Rather, than give into her grief, Joannie Rochette continued to compete even though she was devastated. Literally, hours after her mother’s passing, she got back on the ice in competition and skated flawlessly. She could not have done this had she though of her enormous sadness, the pressures of the competition, the millions of onlookers thinking about how sad she must have been.  Joannie focused on the present—on skating, on her technique, on her choreography—and it eventually landed her the bronze medal. That she was able to compete, let alone earn a medal, is beyond incredible.

Maybe you don’t have the same pressures as an Olympic athlete competing on the world stage a short time after her mother passes away, but you have got your own personal circus in town. We all do. How we deal with it is what sets us apart from the rest. If we crumble, we will not succeed. If we take whatever challenge faces us on head on, we cannot be stopped.

But you cannot face a challenge head on if you are too busy worrying about the next challenge, the challenge on the left and the right, and what you could have or should have done two challenges ago. In order to emerge victorious, you have to be able concentrate on a single goal at the time you are in the process of attaining it. Yes, you can and will focus on the other goals and challenges when the time is right; when you do, you will focus on those additional challenges as if they are the only ones who exist. No matter how many challenges you face, the only way to overcome them is one challenge at a time!

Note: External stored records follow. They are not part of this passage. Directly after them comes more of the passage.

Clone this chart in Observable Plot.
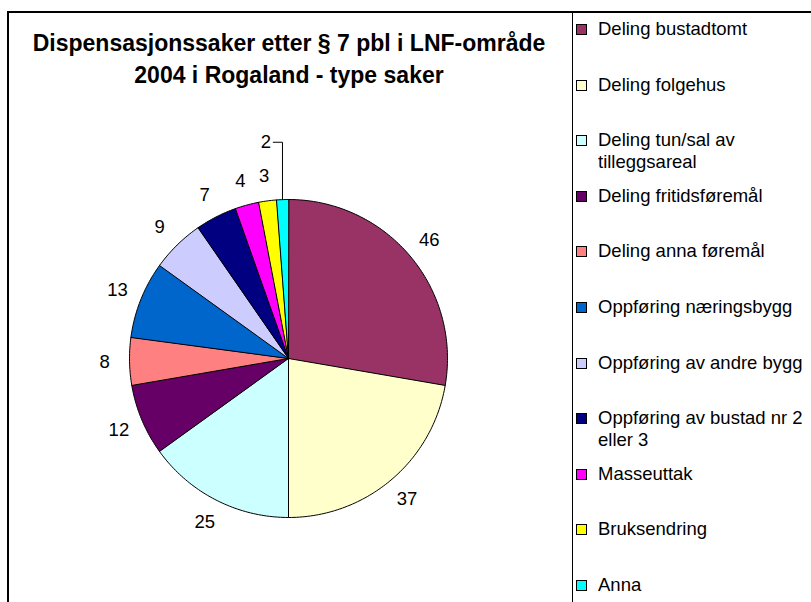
<!DOCTYPE html>
<html>
<head>
<meta charset="utf-8">
<script src="https://cdn.jsdelivr.net/npm/d3@7"></script>
<script src="https://cdn.jsdelivr.net/npm/@observablehq/plot@0.6"></script>
<style>
  body { margin: 0; background: #fff; }
  #wrap { position: relative; width: 811px; height: 602px; overflow: hidden; background: #fff;
          font-family: "Liberation Sans", Arial, sans-serif; color: #000; }
  #frame { position: absolute; left: 7px; top: 11px; width: 900px; height: 700px;
           border-left: 2px solid #000; border-top: 2px solid #000; box-sizing: border-box; }
  #divider { position: absolute; left: 572px; top: 11px; width: 1px; height: 620px; background: #000; }
  #chart { position: absolute; left: 0; top: 0; }
  #title { position: absolute; left: -11px; width: 600px; top: 27px; text-align: center;
           font-weight: bold; font-size: 23px; line-height: 32px; }
  #title div { white-space: nowrap; }
  .leg { position: absolute; left: 576px; width: 232px; font-size: 18.5px; line-height: 22px; }
  .leg .sw { position: absolute; left: 0; top: 6px; width: 9px; height: 9px; border: 1px solid #000; }
  .leg .tx { margin-left: 22px; }
</style>
</head>
<body>
<div id="wrap">
  <div id="frame"></div>
  <div id="divider"></div>
  <div id="chart"></div>
  <div id="title"></div>
  <div id="legend"></div>
</div>
<script>
const titleLines = ["Dispensasjonssaker etter § 7 pbl i LNF-område", "2004 i Rogaland - type saker"];
const categories = [
  "Deling bustadtomt",
  "Deling folgehus",
  "Deling tun/sal av tilleggsareal",
  "Deling fritidsføremål",
  "Deling anna føremål",
  "Oppføring næringsbygg",
  "Oppføring av andre bygg",
  "Oppføring av bustad nr 2 eller 3",
  "Masseuttak",
  "Bruksendring",
  "Anna"
];
const values = [46, 37, 25, 12, 8, 13, 9, 7, 4, 3, 2];
const colors = ["#993366", "#FFFFCC", "#CCFFFF", "#660066", "#FF8080", "#0066CC",
                "#CCCCFF", "#000080", "#FF00FF", "#FFFF00", "#00FFFF"];

// layout
const W = 572, H = 602, cx = 288, cy = 358, R = 159;
const labelR = 1.157;

const total = d3.sum(values);
const arcs = d3.pie().sort(null).value(d => d)(values);

const pts = [];
arcs.forEach((a, i) => {
  const n = Math.max(2, Math.ceil((a.endAngle - a.startAngle) * 180 / Math.PI));
  pts.push({k: categories[i], x: 0, y: 0});
  for (let j = 0; j <= n; j++) {
    const t = a.startAngle + (a.endAngle - a.startAngle) * j / n;
    pts.push({k: categories[i], x: Math.sin(t), y: -Math.cos(t)});
  }
});

const labels = [];
const leaders = [];
arcs.forEach((a, i) => {
  const m = (a.startAngle + a.endAngle) / 2;
  if (values[i] / total < 0.015) {
    const ex = Math.sin(m), ey = -Math.cos(m);
    const ly = -1.36;
    leaders.push({k: i, x: ex - 0.058, y: ly}, {k: i, x: ex, y: ly}, {k: i, x: ex, y: ey});
    labels.push({x: ex - 0.105, y: ly, t: String(values[i])});
  } else {
    labels.push({x: labelR * Math.sin(m), y: -labelR * Math.cos(m), t: String(values[i])});
  }
});

const plot = Plot.plot({
  width: W, height: H, margin: 0,
  x: {domain: [-cx / R, (W - cx) / R], range: [0, W], axis: null},
  y: {domain: [-cy / R, (H - cy) / R], range: [0, H], axis: null},
  color: {domain: categories, range: colors},
  style: {background: "transparent", fontFamily: "Liberation Sans, Arial, sans-serif"},
  marks: [
    Plot.line(pts, {x: "x", y: "y", z: "k", fill: "k", stroke: "#000", strokeWidth: 1, curve: "linear-closed", strokeLinejoin: "round"}),
    Plot.line(leaders, {x: "x", y: "y", z: "k", stroke: "#000", strokeWidth: 1}),
    Plot.text(labels, {x: "x", y: "y", text: "t", fontSize: 18.5, fill: "#000"})
  ]
});
document.getElementById("chart").appendChild(plot);

const t = document.getElementById("title");
titleLines.forEach(s => { const d = document.createElement("div"); d.textContent = s; t.appendChild(d); });

const leg = document.getElementById("legend");
categories.forEach((c, i) => {
  const d = document.createElement("div");
  d.className = "leg";
  d.style.top = (29 + 55.6 * i - 11) + "px";
  const sw = document.createElement("div");
  sw.className = "sw"; sw.style.background = colors[i];
  const tx = document.createElement("div");
  tx.className = "tx"; tx.textContent = c;
  d.appendChild(sw); d.appendChild(tx);
  leg.appendChild(d);
});
</script>
</body>
</html>
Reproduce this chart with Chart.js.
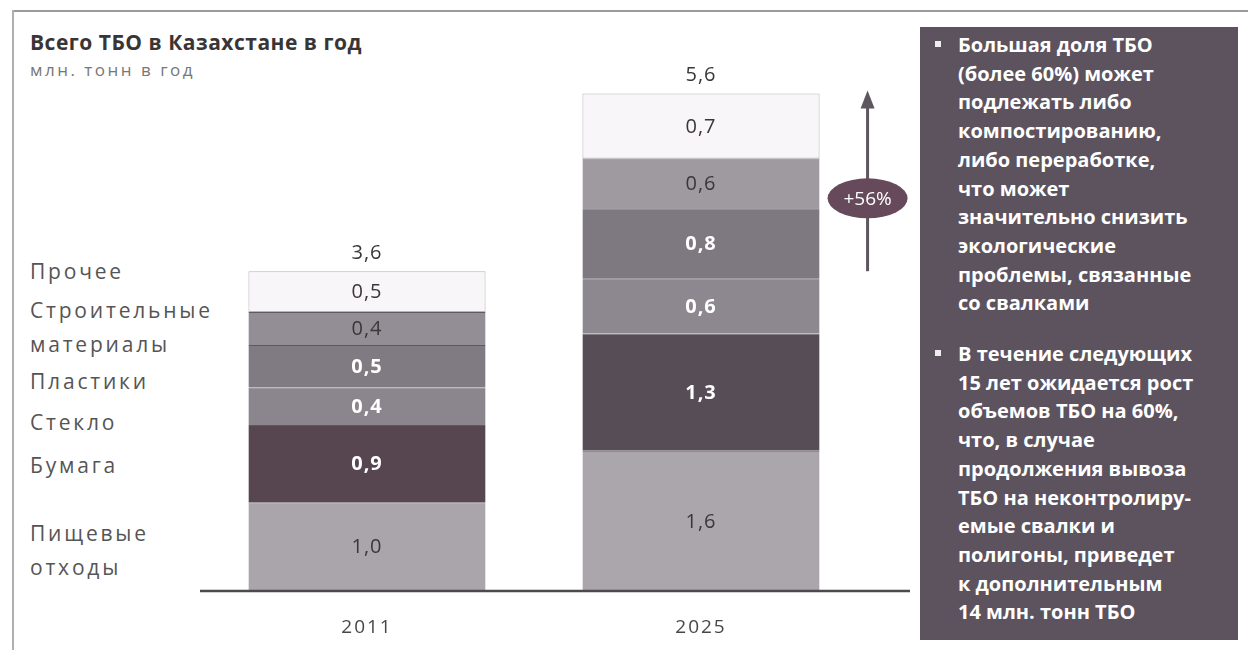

That is why, however large or small the challenge you face is, it does not matter so long as you give it your complete attention and focus. It didn’t matter to the Yard House waiters how many people were ordering food—they deal with one order at a time—and why Joannie Rochette was able to perform despite her deep personal loss:
she put one skate in front of the other.

Today’s Challenge:  Practice being in the present.  Concentrate on what you are doing here and now.